Entries with chart source code
──────────────────────────────
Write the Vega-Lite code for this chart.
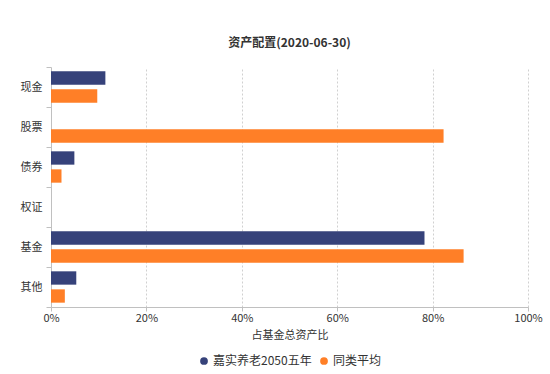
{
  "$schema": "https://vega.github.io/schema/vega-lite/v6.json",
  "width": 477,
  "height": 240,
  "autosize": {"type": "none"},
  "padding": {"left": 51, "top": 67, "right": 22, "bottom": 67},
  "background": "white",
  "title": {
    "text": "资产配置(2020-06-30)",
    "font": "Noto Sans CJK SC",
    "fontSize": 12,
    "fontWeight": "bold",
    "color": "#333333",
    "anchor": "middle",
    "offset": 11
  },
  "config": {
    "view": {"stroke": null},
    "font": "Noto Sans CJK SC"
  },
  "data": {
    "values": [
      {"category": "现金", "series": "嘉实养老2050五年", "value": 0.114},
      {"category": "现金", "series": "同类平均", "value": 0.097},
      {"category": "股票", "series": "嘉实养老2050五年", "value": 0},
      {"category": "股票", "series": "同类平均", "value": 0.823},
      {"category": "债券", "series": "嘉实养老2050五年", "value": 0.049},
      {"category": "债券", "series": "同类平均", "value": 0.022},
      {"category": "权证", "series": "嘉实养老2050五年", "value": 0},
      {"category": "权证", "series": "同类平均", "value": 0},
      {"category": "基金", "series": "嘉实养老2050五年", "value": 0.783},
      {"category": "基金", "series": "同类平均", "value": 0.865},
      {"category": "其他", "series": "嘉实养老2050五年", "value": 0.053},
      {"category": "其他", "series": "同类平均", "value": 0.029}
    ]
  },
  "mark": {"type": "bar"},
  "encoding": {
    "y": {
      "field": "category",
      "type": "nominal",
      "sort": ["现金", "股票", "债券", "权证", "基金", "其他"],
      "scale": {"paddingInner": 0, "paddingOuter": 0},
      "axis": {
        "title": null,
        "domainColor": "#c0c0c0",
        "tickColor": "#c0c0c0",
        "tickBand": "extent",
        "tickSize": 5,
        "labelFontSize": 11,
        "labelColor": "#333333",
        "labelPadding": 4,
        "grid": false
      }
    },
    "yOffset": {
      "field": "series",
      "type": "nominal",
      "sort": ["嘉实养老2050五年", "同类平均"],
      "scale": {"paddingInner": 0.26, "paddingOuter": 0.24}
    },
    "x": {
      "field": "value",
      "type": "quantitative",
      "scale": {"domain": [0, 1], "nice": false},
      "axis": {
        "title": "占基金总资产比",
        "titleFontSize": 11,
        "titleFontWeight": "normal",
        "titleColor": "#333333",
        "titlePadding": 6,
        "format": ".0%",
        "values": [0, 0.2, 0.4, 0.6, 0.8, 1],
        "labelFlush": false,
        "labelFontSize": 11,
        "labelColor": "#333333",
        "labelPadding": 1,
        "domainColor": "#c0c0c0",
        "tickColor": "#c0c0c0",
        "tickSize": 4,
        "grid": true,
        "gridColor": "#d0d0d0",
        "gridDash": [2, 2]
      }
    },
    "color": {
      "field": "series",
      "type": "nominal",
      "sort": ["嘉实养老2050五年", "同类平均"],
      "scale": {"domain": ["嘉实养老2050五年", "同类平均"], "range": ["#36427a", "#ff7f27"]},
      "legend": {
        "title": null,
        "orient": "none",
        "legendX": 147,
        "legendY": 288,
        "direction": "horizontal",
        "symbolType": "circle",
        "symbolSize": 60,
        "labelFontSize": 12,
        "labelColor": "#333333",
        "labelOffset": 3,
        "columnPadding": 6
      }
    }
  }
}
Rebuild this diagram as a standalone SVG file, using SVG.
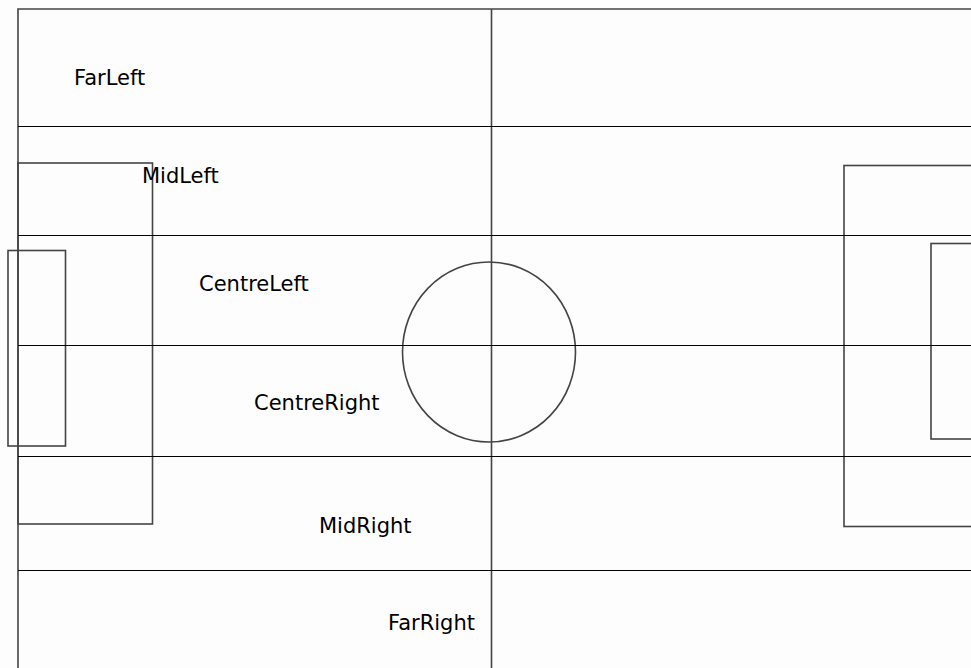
──────────────────────────────
▶ **DIRECTIVE**:
Keep every word of the data as it is when you write it out, but drop the pictures.

▶ **RIGHT ANSWER**:
Write the Vega-Lite code for this chart.
{
  "$schema": "https://vega.github.io/schema/vega-lite/v6.json",
  "width": 477,
  "height": 240,
  "autosize": {"type": "none"},
  "padding": {"left": 51, "top": 67, "right": 22, "bottom": 67},
  "background": "white",
  "title": {
    "text": "资产配置(2020-06-30)",
    "font": "Noto Sans CJK SC",
    "fontSize": 12,
    "fontWeight": "bold",
    "color": "#333333",
    "anchor": "middle",
    "offset": 11
  },
  "config": {
    "view": {"stroke": null},
    "font": "Noto Sans CJK SC"
  },
  "data": {
    "values": [
      {"category": "现金", "series": "嘉实养老2050五年", "value": 0.114},
      {"category": "现金", "series": "同类平均", "value": 0.097},
      {"category": "股票", "series": "嘉实养老2050五年", "value": 0},
      {"category": "股票", "series": "同类平均", "value": 0.823},
      {"category": "债券", "series": "嘉实养老2050五年", "value": 0.049},
      {"category": "债券", "series": "同类平均", "value": 0.022},
      {"category": "权证", "series": "嘉实养老2050五年", "value": 0},
      {"category": "权证", "series": "同类平均", "value": 0},
      {"category": "基金", "series": "嘉实养老2050五年", "value": 0.783},
      {"category": "基金", "series": "同类平均", "value": 0.865},
      {"category": "其他", "series": "嘉实养老2050五年", "value": 0.053},
      {"category": "其他", "series": "同类平均", "value": 0.029}
    ]
  },
  "mark": {"type": "bar"},
  "encoding": {
    "y": {
      "field": "category",
      "type": "nominal",
      "sort": ["现金", "股票", "债券", "权证", "基金", "其他"],
      "scale": {"paddingInner": 0, "paddingOuter": 0},
      "axis": {
        "title": null,
        "domainColor": "#c0c0c0",
        "tickColor": "#c0c0c0",
        "tickBand": "extent",
        "tickSize": 5,
        "labelFontSize": 11,
        "labelColor": "#333333",
        "labelPadding": 4,
        "grid": false
      }
    },
    "yOffset": {
      "field": "series",
      "type": "nominal",
      "sort": ["嘉实养老2050五年", "同类平均"],
      "scale": {"paddingInner": 0.26, "paddingOuter": 0.24}
    },
    "x": {
      "field": "value",
      "type": "quantitative",
      "scale": {"domain": [0, 1], "nice": false},
      "axis": {
        "title": "占基金总资产比",
        "titleFontSize": 11,
        "titleFontWeight": "normal",
        "titleColor": "#333333",
        "titlePadding": 6,
        "format": ".0%",
        "values": [0, 0.2, 0.4, 0.6, 0.8, 1],
        "labelFlush": false,
        "labelFontSize": 11,
        "labelColor": "#333333",
        "labelPadding": 1,
        "domainColor": "#c0c0c0",
        "tickColor": "#c0c0c0",
        "tickSize": 4,
        "grid": true,
        "gridColor": "#d0d0d0",
        "gridDash": [2, 2]
      }
    },
    "color": {
      "field": "series",
      "type": "nominal",
      "sort": ["嘉实养老2050五年", "同类平均"],
      "scale": {"domain": ["嘉实养老2050五年", "同类平均"], "range": ["#36427a", "#ff7f27"]},
      "legend": {
        "title": null,
        "orient": "none",
        "legendX": 147,
        "legendY": 288,
        "direction": "horizontal",
        "symbolType": "circle",
        "symbolSize": 60,
        "labelFontSize": 12,
        "labelColor": "#333333",
        "labelOffset": 3,
        "columnPadding": 6
      }
    }
  }
}
Rebuild this diagram as a standalone SVG file, using SVG.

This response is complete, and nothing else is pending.